The decisive legal levers include approvals and tenures for non-port structures and adjacent industrial uses on provincial Crown land, environmental assessment and permitting for water, air, waste, spill response, and related infrastructure such as roads and power, according to Curpen.
In addition, “Section 35 of the Constitution Act, 1982 protects existing Aboriginal rights, including marine harvesting and stewardship, and some Nations assert title claims extending into foreshore and nearshore areas; approvals that may adversely affect these rights trigger duty to consult and, where appropriate, accommodation,” she said.

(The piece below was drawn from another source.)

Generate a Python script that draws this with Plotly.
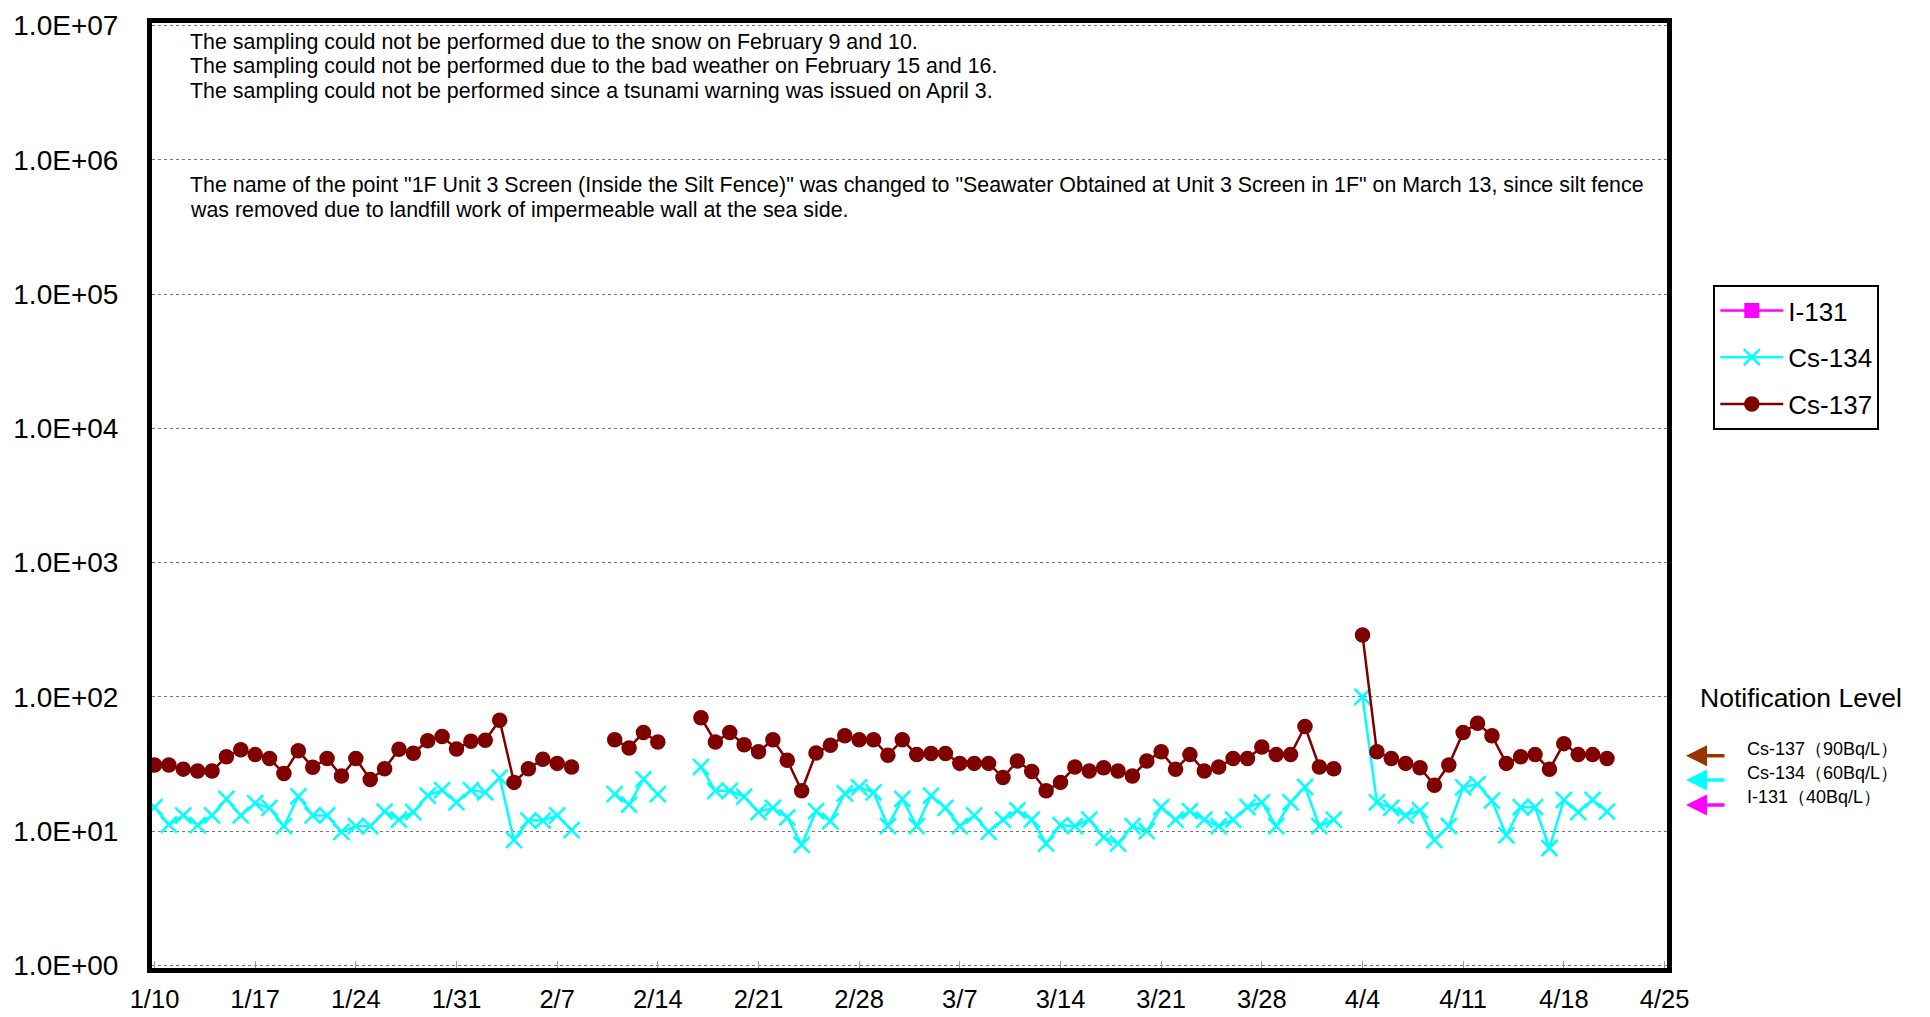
import pandas as pd
import plotly.graph_objects as go

# Dates (2014), daily from 1/10 to 4/21; missing samples are None
dates = pd.date_range("2014-01-10", "2014-04-21").strftime("%Y-%m-%d").tolist()

cs137 = [
    # 1/10 - 1/31
    31.1, 31.1, 29.0, 28.1, 28.1, 35.8, 40.5, 37.2, 34.8, 26.9, 39.8, 29.9, 34.8, 25.8, 34.8, 24.3,
    29.2, 40.8, 38.1, 47.2, 50.8, 41.0,
    # 2/1 - 2/28
    46.7, 47.5, 67.0, 23.1, 29.2, 34.4, 32.0, 30.1, None, None, 48.0, 41.7, 54.4, 46.2, None, None,
    70.1, 46.2, 54.4, 44.1, 39.0, 48.0, 33.8, 20.0, 38.3, 43.6, 51.4, 48.0,
    # 3/1 - 3/31
    48.0, 36.8, 48.0, 37.2, 37.9, 37.9, 32.0, 32.0, 32.0, 25.1, 33.3, 27.8, 20.0, 23.1, 30.1,
    28.1, 29.7, 28.1, 25.8, 33.3, 39.0, 28.9, 37.2, 28.1, 30.1, 34.8, 34.8, 42.4, 37.2, 37.2, 60.2,
    # 4/1 - 4/21
    30.1, 29.2, None, 289, 39.0, 34.8, 32.0, 29.7, 22.0, 31.1, 54.4, 63.7, 51.4, 32.0, 35.8, 37.2,
    28.9, 44.9, 37.2, 37.2, 34.8,
]

cs134 = [
    # 1/10 - 1/31
    15.1, 11.2, 13.1, 11.1, 13.1, 17.4, 13.1, 16.2, 14.9, 10.9, 18.2, 13.1, 13.1, 9.9, 10.9, 10.9,
    14.0, 12.2, 13.9, 18.4, 20.2, 16.4,
    # 2/1 - 2/28
    20.2, 19.5, 25.1, 8.6, 12.0, 12.0, 13.1, 10.2, None, None, 18.9, 15.8, 24.4, 18.9, None, None,
    30.1, 20.0, 20.0, 18.1, 13.9, 14.9, 12.7, 7.9, 14.1, 11.9, 19.1, 21.2,
    # 3/1 - 3/31
    19.5, 10.9, 17.4, 10.9, 18.4, 14.9, 10.9, 13.1, 9.9, 12.2, 14.3, 12.2, 8.1, 11.1, 10.9,
    12.2, 9.0, 8.1, 10.9, 10.0, 15.1, 12.2, 14.1, 12.2, 10.9, 12.2, 15.1, 16.4, 10.9, 16.4, 21.4,
    # 4/1 - 4/21
    10.9, 12.2, None, 100, 16.4, 14.9, 13.1, 14.3, 8.6, 10.9, 21.2, 22.4, 16.9, 9.3, 15.1, 15.1,
    7.5, 17.1, 13.9, 17.1, 14.0,
]

i131 = [None] * len(dates)  # all below detection limit

x_tick_dates = ["2014-01-10", "2014-01-17", "2014-01-24", "2014-01-31", "2014-02-07", "2014-02-14",
                "2014-02-21", "2014-02-28", "2014-03-07", "2014-03-14", "2014-03-21", "2014-03-28",
                "2014-04-04", "2014-04-11", "2014-04-18", "2014-04-25"]
x_tick_labels = ["1/10", "1/17", "1/24", "1/31", "2/7", "2/14", "2/21", "2/28", "3/7", "3/14",
                 "3/21", "3/28", "4/4", "4/11", "4/18", "4/25"]
y_tick_vals = [1, 10, 100, 1e3, 1e4, 1e5, 1e6, 1e7]
y_tick_labels = ["1.0E+00", "1.0E+01", "1.0E+02", "1.0E+03", "1.0E+04", "1.0E+05", "1.0E+06", "1.0E+07"]

notes_top = [
    "The sampling could not be performed due to the snow on February 9 and 10.",
    "The sampling could not be performed due to the bad weather on February 15 and 16.",
    "The sampling could not be performed since a tsunami warning was issued on April 3.",
]
notes_bottom = [
    "The name of the point \"1F Unit 3 Screen (Inside the Silt Fence)\" was changed to \"Seawater Obtained at Unit 3 Screen in 1F\" on March 13, since silt fence",
    "was removed due to landfill work of impermeable wall at the sea side.",
]
notif_labels = ["Cs-137（90Bq/L）", "Cs-134（60Bq/L）", "I-131（40Bq/L）"]
notif_colors = ["#993300", "#00FFFF", "#FF00FF"]

FONT = "Liberation Sans, Arial, sans-serif"

# ---- layout geometry (page offset of 8 px from default body margin) ----
OFF = 8
FW, FH = 1930 - OFF, 1017 - OFF
L, T, R, B = 144.2, 15, 263, 49
W = FW - L - R
H = FH - T - B


def px(xp):
    return (xp - OFF - L) / W


def py(yp):
    return (T + H - (yp - OFF)) / H


fig = go.Figure()
fig.add_trace(go.Scatter(
    x=dates, y=i131, name="I-131", mode="lines+markers", legendgroup="a",
    line=dict(color="#FF00FF", width=2.5),
    marker=dict(symbol="square", size=15, color="#FF00FF"),
))
fig.add_trace(go.Scatter(
    x=dates, y=cs134, name="Cs-134", mode="lines+markers", legendgroup="b",
    line=dict(color="#00FFFF", width=2.5),
    marker=dict(symbol="x-thin", size=16, color="#00FFFF", line=dict(color="#00FFFF", width=2.5)),
))
fig.add_trace(go.Scatter(
    x=dates, y=cs137, name="Cs-137", mode="lines+markers", legendgroup="c",
    line=dict(color="#800000", width=2.5),
    marker=dict(symbol="circle", size=15.5, color="#800000"),
))

annotations = []
for txt, yp in zip(notes_top + notes_bottom, [41.9, 66.5, 91.1, 184.6, 210.5]):
    annotations.append(dict(xref="paper", yref="paper", x=px(188), y=py(yp),
                            xanchor="left", yanchor="middle", text=txt, showarrow=False,
                            font=dict(family=FONT, size=21.4, color="black")))
annotations.append(dict(xref="paper", yref="paper", x=px(1801), y=py(698),
                        xanchor="center", yanchor="middle", text="Notification Level",
                        showarrow=False, font=dict(family=FONT, size=26.5, color="black")))
for lab, col, ya, yl in zip(notif_labels, notif_colors, [755.7, 780, 805], [749, 773, 797]):
    annotations.append(dict(xref="paper", yref="paper", x=px(1686), y=py(ya), ax=40, ay=0,
                            text="", showarrow=True, arrowhead=2, arrowsize=1.2, arrowwidth=3.5,
                            arrowcolor=col))
    annotations.append(dict(xref="paper", yref="paper", x=px(1745), y=py(yl), xanchor="left",
                            yanchor="middle", text=lab, showarrow=False,
                            font=dict(family=FONT, size=18, color="black")))

# axis ranges extended so the data frame coincides with the centre of the 5px border line
pad_days = 2.5 / (W / 105.0)
x0 = pd.Timestamp("2014-01-10") - pd.Timedelta(days=pad_days)
x1 = pd.Timestamp("2014-04-25") + pd.Timedelta(days=pad_days)
pad_dec = 2.5 / (H / 7.0)

fig.update_layout(
    width=FW, height=FH,
    margin=dict(l=L, r=R, t=T, b=B, pad=0, autoexpand=False),
    paper_bgcolor="white", plot_bgcolor="white",
    font=dict(family=FONT, color="black"),
    showlegend=True,
    legend=dict(x=px(1713.3), y=py(285), xanchor="left", yanchor="top",
                bgcolor="white", bordercolor="black", borderwidth=2,
                font=dict(family=FONT, size=26, color="black"),
                itemwidth=63,
                traceorder="grouped", tracegroupgap=10),
    xaxis=dict(type="date", range=[x0.isoformat(), x1.isoformat()], automargin=False,
               tickvals=x_tick_dates, ticktext=x_tick_labels,
               ticks="inside", ticklen=7, tickcolor="#999999", tickwidth=1,
               ticklabelstandoff=4,
               showgrid=False, zeroline=False,
               showline=True, linecolor="black", linewidth=5, mirror=True,
               tickfont=dict(family=FONT, size=25.5, color="black")),
    yaxis=dict(type="log", range=[-pad_dec, 7 + pad_dec], automargin=False,
               tickvals=y_tick_vals, ticktext=y_tick_labels, ticks="",
               ticklabelstandoff=23,
               showgrid=True, gridcolor="#777777", griddash="dot", gridwidth=1,
               zeroline=False,
               showline=True, linecolor="black", linewidth=5, mirror=True,
               tickfont=dict(family=FONT, size=28, color="black")),
    annotations=annotations,
)

fig.write_html("out.html")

“The implication is that the economic viability of any export pathway depends as much on non-port structure siting, provincial and local authorizations, and Indigenous rights accommodation as on federal pipeline approval,” Curpen said. “A strategy that treats tidewater access as ancillary is likely to fail because bottlenecks at those infrastructures, foreshore, and marine routes are where legal risk concentrates.”
Added De Silva: “There is no short cut around meaningful consultation with Indigenous peoples. If you look at where past projects have ended up in court, it has been over inadequate consultation.”